Just a short while ago, five-year fixes were clearly more popular among borrowers. However, recent figures from UK Finance show a near-even split last year, suggesting opinions are now divided.
When deciding how long to fix your mortgage for, it’s important to consider more than just interest rate predictions. Your personal situation plays a major role.
If you think you might move house soon, or if you value the stability of knowing your monthly payments won’t change for a longer period, these are key factors to weigh up. Equally, you should think about how well you could manage a rise in your mortgage costs.
Any fixed-rate mortgage, whether two or five years, gives you certainty about your monthly payments. Those choosing shorter two-year fixes may be betting that interest rates will drop or stay low, making it cheaper when they remortgage later.
On the other hand, locking into a five-year fix offers longer-term peace of mind. Some borrowers might opt for this either because they fear rates will rise, or simply because they want stability for the next several years.
There’s also the option of a tracker mortgage, which could be appealing if you believe rates will continue to fall. Trackers typically move in line with the Bank of England base rate, and those without early repayment charges offer flexibility.
That said, tracker rates can be risky. If the base rate increases, your monthly payments will go up. Also, right now, most tracker products tend to be pricier than fixed-rate options.

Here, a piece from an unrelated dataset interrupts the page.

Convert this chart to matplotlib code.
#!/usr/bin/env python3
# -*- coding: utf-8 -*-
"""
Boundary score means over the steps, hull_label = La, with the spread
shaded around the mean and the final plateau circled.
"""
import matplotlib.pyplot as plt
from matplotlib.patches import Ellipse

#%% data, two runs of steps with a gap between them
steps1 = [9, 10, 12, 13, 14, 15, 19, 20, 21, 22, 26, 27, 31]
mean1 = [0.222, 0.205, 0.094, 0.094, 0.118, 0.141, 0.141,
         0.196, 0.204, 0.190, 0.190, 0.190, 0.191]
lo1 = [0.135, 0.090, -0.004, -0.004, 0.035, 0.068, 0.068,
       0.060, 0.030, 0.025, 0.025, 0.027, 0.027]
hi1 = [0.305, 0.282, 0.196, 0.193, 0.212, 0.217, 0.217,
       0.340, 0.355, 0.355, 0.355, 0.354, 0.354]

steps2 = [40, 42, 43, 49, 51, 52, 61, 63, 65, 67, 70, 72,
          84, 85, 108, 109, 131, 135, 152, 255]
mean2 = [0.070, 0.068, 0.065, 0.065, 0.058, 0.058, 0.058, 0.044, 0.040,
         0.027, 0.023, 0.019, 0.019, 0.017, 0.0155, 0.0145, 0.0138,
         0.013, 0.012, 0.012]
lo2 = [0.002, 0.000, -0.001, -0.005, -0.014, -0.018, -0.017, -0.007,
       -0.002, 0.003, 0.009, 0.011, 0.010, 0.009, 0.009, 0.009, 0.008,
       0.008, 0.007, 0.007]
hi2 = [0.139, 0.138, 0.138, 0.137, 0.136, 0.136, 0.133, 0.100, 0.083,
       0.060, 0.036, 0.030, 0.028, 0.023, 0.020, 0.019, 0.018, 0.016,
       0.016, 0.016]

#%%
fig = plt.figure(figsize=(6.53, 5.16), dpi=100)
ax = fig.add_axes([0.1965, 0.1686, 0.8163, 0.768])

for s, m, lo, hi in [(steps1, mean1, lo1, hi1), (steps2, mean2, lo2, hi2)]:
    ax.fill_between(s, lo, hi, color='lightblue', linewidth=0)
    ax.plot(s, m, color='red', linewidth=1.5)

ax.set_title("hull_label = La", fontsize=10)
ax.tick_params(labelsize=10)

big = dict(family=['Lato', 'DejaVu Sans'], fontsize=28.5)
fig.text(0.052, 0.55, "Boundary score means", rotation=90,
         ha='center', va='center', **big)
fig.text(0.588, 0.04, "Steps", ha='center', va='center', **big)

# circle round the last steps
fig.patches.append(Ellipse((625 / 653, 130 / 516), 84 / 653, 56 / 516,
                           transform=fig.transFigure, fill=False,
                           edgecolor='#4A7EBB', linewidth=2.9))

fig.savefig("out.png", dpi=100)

Ultimately, the best mortgage deal will depend on your own circumstances. It’s always sensible to compare your options carefully and consider speaking to a reputable mortgage broker for personalised advice.
What are the best mortgage rates?
We’ve reviewed some of the most competitive mortgage deals currently available, based on a 25-year term for a £290,000 property — which is the UK’s average house price, according to the Office for National Statistics (ONS).

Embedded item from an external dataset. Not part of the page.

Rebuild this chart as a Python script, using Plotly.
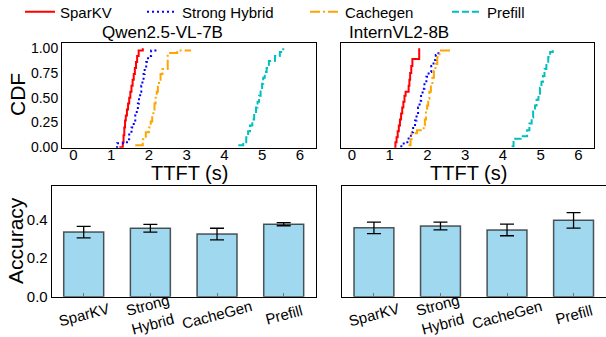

If you’d like to check the most up-to-date mortgage rates tailored to your own situation, you can use comparison tools such as mortgage finder services or best buy tables available online.
Please note that the deals listed here are aimed at people who are buying and moving home. Rates might differ slightly for first-time buyers or those looking to remortgage.
Landlords interested in finding the most suitable buy-to-let mortgage rates can explore separate resources designed specifically for that purpose.
The deals mentioned below are highlighted for having the lowest interest rates. However, they may not necessarily be the cheapest overall once arrangement fees and other charges are taken into account.
Bigger deposit mortgages
Five-year fixed rate mortgages
NatWest has a five-year fixed rate at 3.88 per cent with a £1,495 fee at 60 per cent loan to value.
Barclays has a five-year fixed rate at 3.89 per cent with £899 fees at 60 per cent loan to value.
Two-year fixed rate mortgages
Halifax has a 3.87 per cent two-year fixed rate deal with an £1,099 fee at 60 per cent loan-to-value.
Barclays has a two-year fixed rate at 3.87 per cent with a £899 fee at 60 per cent loan to value.
Mid-range deposit mortgages
Five-year fixed rate mortgages
NatWest has a five-year fixed rate at 4.05 per cent with a £1,495 fee at 75 per cent loan to value.
Principality Building Society has a five-year fixed rate at 4.07 per cent with a £1,395 fee at 75 per cent loan to value.
Two-year fixed rate mortgages
Principality Building Society has a two-year fixed rate at 3.95 per cent with a £1,495 fee at 75 per cent loan to value.
Barclays has a two-year fixed rate at 3.95 per cent with a £899 fee at 75 per cent loan-to-value.
Low-deposit mortgages
Five-year fixed rate mortgages
Virgin Money has a five-year fixed rate at 4.34 per cent with £995 fees at 90 per cent loan to value.
HSBC has a five-year fixed rate at 4.39 per cent with £649 fees at 90 per cent loan to value.
Two-year fixed rate mortgages
Virgin Money has a two-year fixed rate at 4.44 per cent with £995 fees at 90 per cent loan to value.
The Co-Operative Bank has a two-year fixed rate at 4.5 per cent with a £749 fee at 90 per cent loan to value.